I wasn't assuming that! To quote: "If Amex isn't offering you any particular advantage, then yes, I can see proactively downsizing the relationship." I just meant that you need to weigh any advantages against whatever you view the risk (and impact) of AA. Since you were getting ready to reduce your spend with Amex based on something which may or may not indicate pending trouble, that would make sense if the value wasn't that great. If you find Amex good, then I would be in the camp of some others suggesting you might be being somewhat hasty in downgrading the relationship. But obviously your call.
@SouthJamaica wrote:
@NRB525 wrote:
In the absence of more specific info from AMEX, and my own experience of calling AMEX when I was wondering why a charge might not be going through for my Platinum earlier this year, when the CSR told me what my charger limit was, and arranged to raise it just in case that might be the issue, my advice is to use the card.
If OP calls AMEX and discovers the charger limit is $1k vs $950 just charged, that may change the advice. Then your comparison to a 20 something and their revolver would have some more relevance.
Cheers.In the first place, it definitely wasn't the $950 purchase, because that was 3-4 weeks before the notice. All the purchases I'd made after that one, in the 3-4 weeks prior to the notice, were in the $6 to $50 range.
If I were to call, the information I would get (a) would probably be the same as what I got from the CSR on chat, and (b) would definitely be as unauthoritative. What the representatives tell you is not something you can take to the bank and there are things going on in the back office which do not appear on their screens.

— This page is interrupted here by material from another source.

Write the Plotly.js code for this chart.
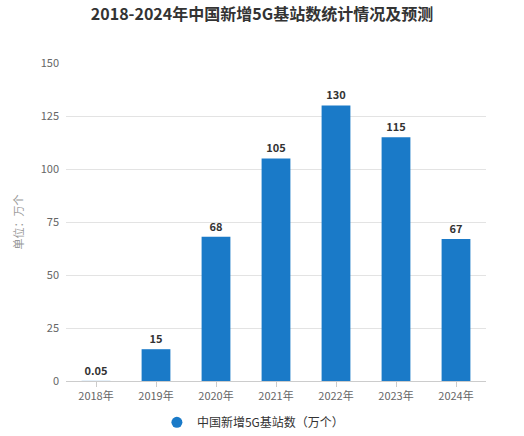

I was told, after 10 minutes of the CSR's "researching" the situation, that there was no reason for the message and that it was just a glitch.
I recognize the possibility that the CSR might have been right, as @K-in-Boston suggests, but I am risk averse, and find it safer to assume that this was a back-office algorithmic warning that Amex is feeling a little nervous, as @Remedios suggests.
And so I choose to start bailing out, rather than risk capsizing. And rather than waste my time with phone calls with people who may or may not truly know the answer.
Text communications ( such as these boards ) are convenient for each participant but very inefficient for actual communication. The text as someone writes it can have a lot of info left out, and it is difficult to clarify questions, to get a useful back-and-forth to communicate.
A call to an AMEX CSR makes communication much easier. People speaking in the same language can speak much faster than they can type, and it is faster to pursue clarifications, and to pick up nuances of comments to follow other paths.